The Challenge of the Paleogene: Also known as the Lower Tertiary, this represents a new frontier that many believe to be promising. The primary distinguishing features of these reservoirs from the standpoint of completions are their age and deep burial. These rocks are in excess of 25 million years old, compared to normal deep water formation in the mid single digits. The deep burial combined with the age cause these to be very tight. The required fracturing to enable production is a first for the deep water, where the conventional rock has high permeability, as mentioned earlier. Hydraulic fracturing at ambient pressures in excess of 15000 psi, and often greater than 20000 psi is a challenge. Most surface equipment associated is not rated at over 15000 psi, and even that level is hard to come by. The pumping equipment is itself in short supply at these levels of pressure. Finally, many of these prospects are in ultra deep water. Industry is in fact addressing this problem and one solution on offer is an interesting departure from current practice. Fracture fluids are typically water based, and therefore with specific gravity close to 1.0. The innovation is to use a higher gravity fluid, thus using the hydrostatic head to advantage as additive to the pump pressure at the surface. These fluids, with specific gravities up to 1.49, can allow reductions in surface pressure of 3000 psi and higher. The ability to tolerate lower pressures at the surface has significant advantages in safety and cost. This would have application to land operations as well, allowing the use of less costly and more easily available equipment (pumps and surface handling) for deeper higher pressure jobs.

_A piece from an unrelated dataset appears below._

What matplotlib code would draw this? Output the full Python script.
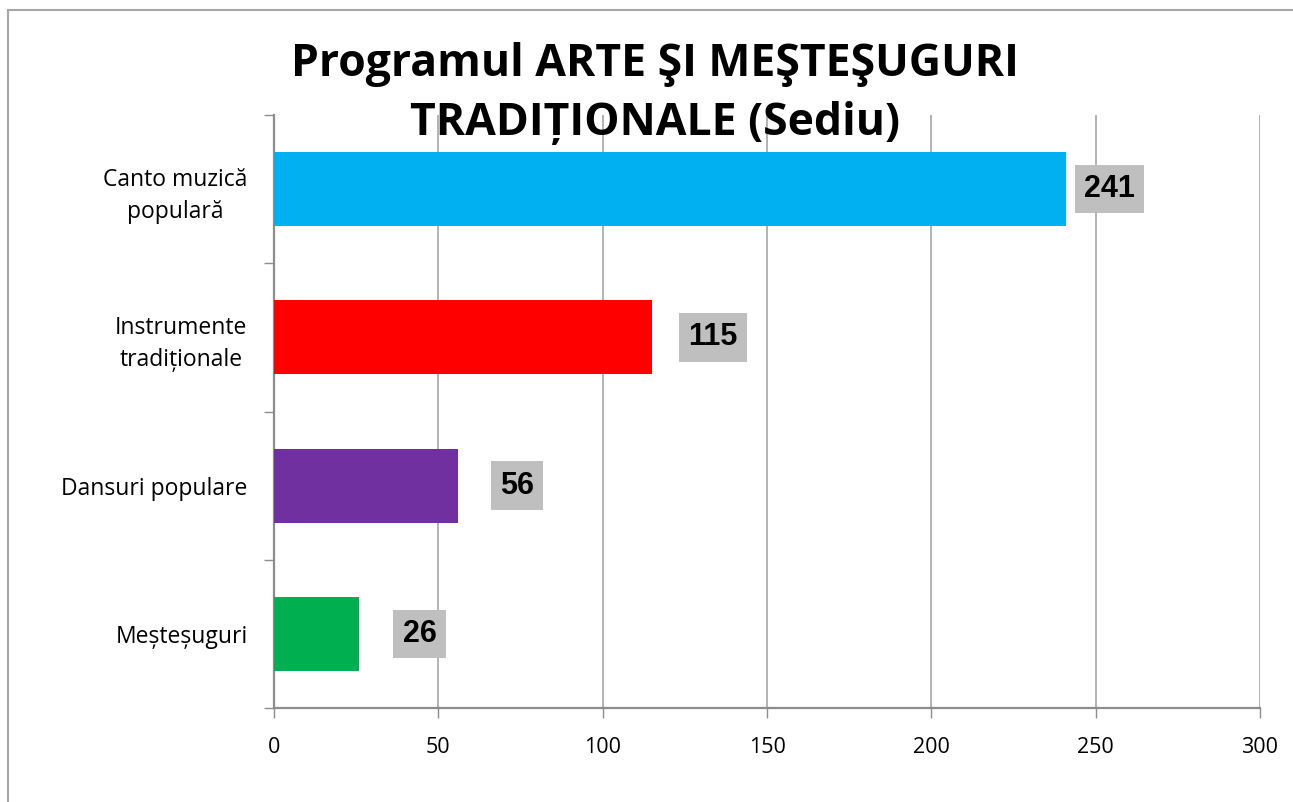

Intervention: For most wells intervention is essentially unavoidable. For deep water the high costs are occasioned by the need to use floaters. Approaches such as smart wells will delay, but not usually eliminate intervention. Two approaches are suggested to address this issue. One would be intervention friendly completions. These are defined as completions that provide all the needed functionality and yet their design is inherently more amenable to intervention tooling and operations. One example would be the use of expandable casing to produce a mono-diameter well. Aside from the advantages of a single bore, the design would allow for a relatively large diameter at the reservoir. In this context the mono-diameter feature need only commence at the intermediate casing, and not necessarily go all the way to the surface. Another example would be the use of formation consolidation discussed above. In the cases when gravel packing is eliminated, one would pick up a hole size, maybe two, and the associated screen would also occupy less annular space. In general, though, the industry should be encouraged to devise intervention friendly completions. The second approach addresses the issue of the vessel. Over the years the industry has taken stabs at purpose designed light vessels which would be cheaper to operate. The likely reason these did not take hold is the unpredictability of the need for intervention and hence the difficulty of forecasting utilization. There is need for an innovative business model. One such might be utilization by subscription: operators buy take or pay time on the vessel and a system is instituted for planning and timely access. This would be somewhat akin to a time share vacation rental home but hopefully with a higher degree of sophistication such as preferential rights to access.